© Alberto Estevez
For most novelists, the city where the action takes place is a backdrop or a stage set, nothing more than scenery. But the Berlin of Philip Kerr’s stories is a character in the books – a personality as complex and troubled as his private-investigator protagonist. ‘When I started writing I was after the character of the Berliner rather than the history of Berlin,’ says Kerr. ‘Berlin people have always been awkward-squad Germans, which is probably why I admire them. Hitler didn’t like them at all, and Berliners are the same now as then – they haven’t changed.’
Kerr wrote the first of the eleven Hitler-era thrillers in the 1980s. At that time, bringing Nazi-era Berlin to life was a feat of imagination as well as research, and a physical effort too. ‘I tramped the streets endlessly,’ he says. ‘This was before the Wall came down, when Berlin was probably the most atmospheric city on earth. I didn’t know that I was going to write a thriller, but the more I got into it the more I realised that I was being the detective; exploring the historical Berlin was like working on a case.’

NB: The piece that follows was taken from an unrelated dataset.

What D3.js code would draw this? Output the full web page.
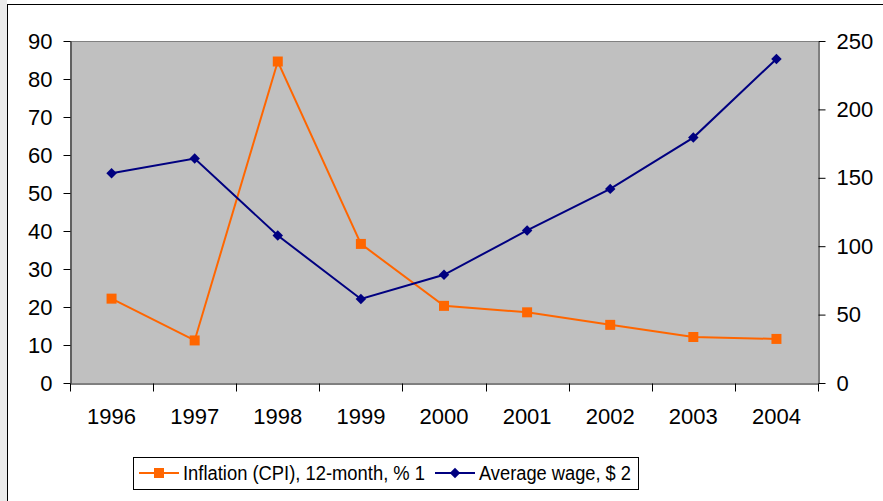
<!DOCTYPE html>
<html>
<head>
<meta charset="utf-8">
<script src="https://cdn.jsdelivr.net/npm/d3@7"></script>
<style>
  body { margin: 0; background: #fff; }
  svg { display: block; font-family: "Liberation Sans", Arial, sans-serif; }
</style>
</head>
<body>
<div id="chart"></div>
<script>
// Data
const years = ['1996', '1997', '1998', '1999', '2000', '2001', '2002', '2003', '2004'];
const inflation = [22.2, 11.2, 84.6, 36.6, 20.3, 18.6, 15.3, 12.1, 11.6];
const wage = [153.4, 164.1, 107.8, 61.4, 79.1, 111.5, 141.9, 179.4, 236.9];
const leftTicks = [0, 10, 20, 30, 40, 50, 60, 70, 80, 90];
const rightTicks = [0, 50, 100, 150, 200, 250];
const seriesNames = ['Inflation (CPI), 12-month, % 1', 'Average wage, $ 2'];

const width = 883, height = 501;
const plot = { left: 70, right: 818, top: 41, bottom: 383 };
const axisFont = 22;
const legendFont = 20;

const svg = d3.select('#chart').append('svg')
    .attr('width', width)
    .attr('height', height);

// outer chart frame
svg.append('rect').attr('x', 0).attr('y', 0).attr('width', 7).attr('height', height).attr('fill', '#ebebeb');
svg.append('rect')
    .attr('x', 7.5).attr('y', 4.5)
    .attr('width', width + 10).attr('height', height + 10)
    .attr('fill', '#fff')
    .attr('stroke', '#000')
    .attr('stroke-width', 1);

const x = d3.scaleBand()
    .domain(years)
    .range([plot.left, plot.right])
    .padding(0);

const yL = d3.scaleLinear().domain([0, 90]).range([plot.bottom, plot.top]);
const yR = d3.scaleLinear().domain([0, 250]).range([plot.bottom, plot.top]);

// plot area
svg.append('rect')
    .attr('x', plot.left).attr('y', plot.top)
    .attr('width', plot.right - plot.left)
    .attr('height', plot.bottom - plot.top)
    .attr('fill', '#c0c0c0');
svg.append('line')
    .attr('x1', plot.left).attr('x2', plot.right)
    .attr('y1', plot.top + 0.5).attr('y2', plot.top + 0.5)
    .attr('stroke', '#808080').attr('stroke-width', 1);

// left axis
const leftAxis = svg.append('g')
    .attr('transform', `translate(${plot.left + 0.5},0)`)
    .call(d3.axisLeft(yL).tickValues(leftTicks).tickSize(7).tickSizeOuter(0).tickPadding(11));

// right axis
const rightAxis = svg.append('g')
    .attr('transform', `translate(${plot.right + 0.5},0)`)
    .call(d3.axisRight(yR).tickValues(rightTicks).tickSize(7).tickSizeOuter(0).tickPadding(11));

// bottom axis: labels in band centers, ticks at band edges
const bottomAxis = svg.append('g')
    .attr('transform', `translate(0,${plot.bottom + 0.5})`)
    .call(d3.axisBottom(x).tickSize(0).tickSizeOuter(0));
bottomAxis.selectAll('.tick text').attr('y', 40.5).attr('dy', 0);

const edges = years.map(d => x(d)).concat([plot.right]);
bottomAxis.selectAll('.edge')
    .data(edges)
    .enter().append('line')
    .attr('class', 'edge')
    .attr('x1', d => Math.round(d) + 0.5).attr('x2', d => Math.round(d) + 0.5)
    .attr('y1', 0).attr('y2', 8)
    .attr('stroke', '#000');

[leftAxis, rightAxis, bottomAxis].forEach(g => {
    g.selectAll('path.domain').attr('stroke', '#000').attr('stroke-width', 1);
    g.selectAll('.tick line').attr('stroke', '#000');
    g.selectAll('text')
        .attr('fill', '#000')
        .style('font-size', axisFont + 'px')
        .style('font-family', '"Liberation Sans", Arial, sans-serif');
});

// series lines
const cx = d => x(d) + x.bandwidth() / 2;

const lineInf = d3.line().x((d, i) => cx(years[i])).y(d => yL(d));
const lineWage = d3.line().x((d, i) => cx(years[i])).y(d => yR(d));

svg.append('path')
    .datum(inflation)
    .attr('d', lineInf)
    .attr('fill', 'none')
    .attr('stroke', '#ff6600')
    .attr('stroke-width', 2);

svg.append('path')
    .datum(wage)
    .attr('d', lineWage)
    .attr('fill', 'none')
    .attr('stroke', '#000080')
    .attr('stroke-width', 2);

const squareSym = d3.symbol().type(d3.symbolSquare).size(100);
const diamondSym = d3.symbol().type(d3.symbolDiamond2).size(70);

svg.append('g').selectAll('path')
    .data(inflation)
    .enter().append('path')
    .attr('d', squareSym)
    .attr('transform', (d, i) => `translate(${cx(years[i])},${yL(d)})`)
    .attr('fill', '#ff6600');

svg.append('g').selectAll('path')
    .data(wage)
    .enter().append('path')
    .attr('d', diamondSym)
    .attr('transform', (d, i) => `translate(${cx(years[i])},${yR(d)})`)
    .attr('fill', '#000080');

// legend
const legend = svg.append('g');
legend.append('rect')
    .attr('x', 133.5).attr('y', 457.5)
    .attr('width', 505).attr('height', 32)
    .attr('fill', '#fff').attr('stroke', '#000');

const legendItems = [
    { name: seriesNames[0], color: '#ff6600', sym: squareSym, x0: 139, len: 242 },
    { name: seriesNames[1], color: '#000080', sym: diamondSym, x0: 435, len: 152 }
];
legendItems.forEach(it => {
    const ly = 473;
    legend.append('line')
        .attr('x1', it.x0).attr('x2', it.x0 + 40)
        .attr('y1', ly).attr('y2', ly)
        .attr('stroke', it.color).attr('stroke-width', 2);
    legend.append('path')
        .attr('d', it.sym)
        .attr('transform', `translate(${it.x0 + 20},${ly})`)
        .attr('fill', it.color);
    legend.append('text')
        .attr('x', it.x0 + 44)
        .attr('y', ly + 7)
        .attr('textLength', it.len)
        .attr('lengthAdjust', 'spacingAndGlyphs')
        .style('font-size', legendFont + 'px')
        .attr('fill', '#000')
        .text(it.name);
});
</script>
</body>
</html>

The flesh-and-blood outworking of this literary investigation is Bernie Gunther. The first novel is set in 1936, three years into Nazi rule. Gunther is a jaded ex-cop, one victim of the purge of the Berlin police service that presaged the Nazi takeover. He is sharper than a Pickelhaube helmet, but his personality is as dark as the turbulent water of the River Spree and as damaged as the burned-out hulk of the Reichstag.
Gunther is, in other words, a gumshoe in the grand and seamy tradition of Philip Marlowe and Sam Spade. But he surely has the toughest beat in detective fiction – not least because the definition of crime in his world is so strange, so skewed by ideology. ‘The National Socialist regime had a weird and perverted idea of crime,’ says Kerr. ‘It was far more interested in rounding up Jews and Communists than in solving real crimes. And they spent a lot of time covering up true crime when it did happen, so that it didn’t reflect badly on the authorities. More than that, professional criminals could apply for jobs in the SS and the Gestapo. It didn’t matter that they were not committed Party members; the Nazis were masters at delegating cruelty.’
Throughout the books Gunther spends his time uncovering nasty truths while trying desperately not to get sucked into Nazism’s gaping maw. Does that make him a hero, a kind of reluctant resister? Kerr says not. ‘It’s perfectly possible to be a hero on a Monday and a coward on a Wednesday. Gunther is morally ambiguous. As a patriotic German watching his country being hijacked by a bunch of thugs, he has a dilemma: how to stay alive and try and prosper without selling out. I am looking to paint him into a corner so that he can’t cross the floor without getting paint on his shoes.’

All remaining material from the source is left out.